On Sunday, Neil will perform a one-hour show in Kertamukti, Banten, for more than 300 people who were displaced by the Situ Gintung dam disaster in March.
Following his sojourn in Jakarta, Neil will head for East Timor, then Sulawesi, and plans to spend the festive season in the Philippines. From there, he will travel to Australia and New Zealand, and jump to North America past Asia.
Neil said the one thing that would make him abandon his tour would be the love of a good woman and to start a family.
“But,” he said, “as I’m on the road for many years, it becomes more difficult. Every year the woman has to be more beautiful and nicer because the trip is so nice that this woman must be like a model, from inside and outside. So when I meet a girl, if I like her, the first question I ask is — do you know how to ride a bicycle? Because I don’t think I’d give up my life, it’s too rich to give up. If I meet a woman, I will ask her to come with me.

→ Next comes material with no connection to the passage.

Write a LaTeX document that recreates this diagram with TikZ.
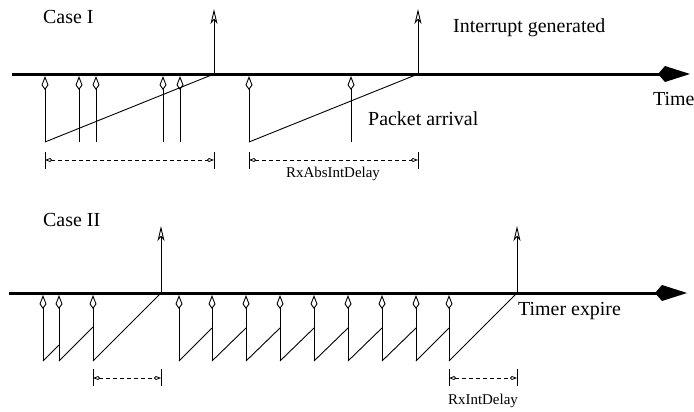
\documentclass[tikz,border=0pt]{standalone}
\usepackage{fontspec}
\setmainfont{Liberation Serif}
\usetikzlibrary{arrows.meta}
\begin{document}
\begin{tikzpicture}[x=1bp,y=-1bp,
  axisline/.style={line width=3bp,-{Kite[length=32bp,width=16bp,inset=7bp]}},
  arrival/.style={line width=0.9bp,-{Kite[open,length=14bp,width=7bp,inset=5bp]}},
  intr/.style={line width=0.9bp,-{Stealth[open,length=15bp,width=7bp,inset=4bp]}},
  ramp/.style={line width=0.9bp},
  dimline/.style={line width=0.8bp,dash pattern=on 4bp off 3bp,{Kite[open,length=7bp,width=4bp]}-{Kite[open,length=7bp,width=4bp]}},
  dimtick/.style={line width=0.9bp},
  lbl/.style={font=\fontsize{20}{24}\selectfont,inner sep=0pt,anchor=base west},
  small/.style={font=\fontsize{15}{18}\selectfont,inner sep=0pt,anchor=base}
]
\useasboundingbox (0,0) rectangle (694,411);

% ---------- Case I ----------
\node[lbl] (case1) at (43,23) {Case I};
\node[lbl] (intgen) at (453,32) {Interrupt generated};
\node[lbl] (pkt) at (368,125) {Packet arrival};
\node[lbl] (time) at (653,105) {Time};

\coordinate (axAs) at (12,74);
\coordinate (axAe) at (690,74);
\draw[axisline] (axAs) -- (axAe);

\foreach \x [count=\i] in {45,79,96,163,180,249,351}{
  \coordinate (pa\i) at (\x,142);
  \coordinate (pat\i) at (\x,76);
  \draw[arrival] (pa\i) -- (pat\i);
}
\coordinate (ia1) at (214,74); \coordinate (iat1) at (214,9);
\coordinate (ia2) at (418,74); \coordinate (iat2) at (418,9);
\draw[intr] (ia1) -- (iat1);
\draw[intr] (ia2) -- (iat2);
\draw[ramp] (pa1) -- (ia1);
\draw[ramp] (pa6) -- (ia2);

\coordinate (d1a) at (45,160); \coordinate (d1b) at (214,160);
\coordinate (d2a) at (249,160); \coordinate (d2b) at (418,160);
\foreach \d in {d1a,d1b,d2a,d2b}{
  \draw[dimtick] ([yshift=-9bp]\d) -- ([yshift=8bp]\d);
}
\draw[dimline] (d1a) -- (d1b);
\draw[dimline] (d2a) -- (d2b);
\node[small] (absdelay) at (333,177) {RxAbsIntDelay};

% ---------- Case II ----------
\node[lbl] (case2) at (43,226) {Case II};
\node[lbl] (timer) at (518,315) {Timer expire};

\coordinate (axBs) at (9,293);
\coordinate (axBe) at (687,293);
\draw[axisline] (axBs) -- (axBe);

\foreach \x [count=\i] in {43,59,93,179,212,246,280,314,348,382,416,449}{
  \coordinate (pb\i) at (\x,361);
  \coordinate (pbt\i) at (\x,295);
  \draw[arrival] (pb\i) -- (pbt\i);
}
% ramps (45 degree slope)
\draw[ramp] (pb1) -- (59,345);
\draw[ramp] (pb2) -- (93,327);
\coordinate (ib1) at (161,293); \coordinate (ibt1) at (161,226);
\draw[ramp] (pb3) -- (ib1);
\foreach \i/\x in {4/212,5/246,6/280,7/314,8/348,9/382,10/416,11/449}{
  \draw[ramp] (pb\i) -- (\x,328);
}
\coordinate (ib2) at (517,293); \coordinate (ibt2) at (517,226);
\draw[ramp] (pb12) -- (ib2);
\draw[intr] (ib1) -- (ibt1);
\draw[intr] (ib2) -- (ibt2);

\coordinate (e1a) at (93,378); \coordinate (e1b) at (161,378);
\coordinate (e2a) at (449,378); \coordinate (e2b) at (517,378);
\foreach \d in {e1a,e1b,e2a,e2b}{
  \draw[dimtick] ([yshift=-8bp]\d) -- ([yshift=9bp]\d);
}
\draw[dimline] (e1a) -- (e1b);
\draw[dimline] (e2a) -- (e2b);
\node[small] (intdelay) at (483,404) {RxIntDelay};
\end{tikzpicture}
\end{document}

“This is my life. My bicycle is my home, the world is my garden. Why not come with me? I think this is a good life,” Neil said.
Two Men on Long Journeys End Up on the Same Jakarta Path
Riding through Peru, Alvaro Neil came across a man pushing a stroller. Jean Béliveau was walking around the world to promote his project, called Peace and Non-Violence for the Profit of the Children of the World (www.wwwalk.org). Béliveau’s mission will take 11 years to complete — a journey he began in August 2000. “We just talked, half an hour, under the sun. I felt like I’d met a brother,” Neil said.
That was seven years ago. Last week, en route to Jakarta, he saw Béliveau on the road again, recognizing the stroller. “He had changed his route somehow,” Neil said. “He said Alvaro. This was someone I met seven years ago, never talked with him again, never e-mailed. Never. And he called me by my name, after seven years, after we only talked for half an hour. It was emotional.”
When they met in Peru, they were heading in opposite directions. Now, in 2009, they found each other traveling in the same direction.
Neil said the chance meeting made the car crash he was involved in this year worth it. “I told him when I met him, meeting you today was the best gift I’ve had this year,” Neil said.
“The world is so big if you stay at home, but it is so small when you go out.”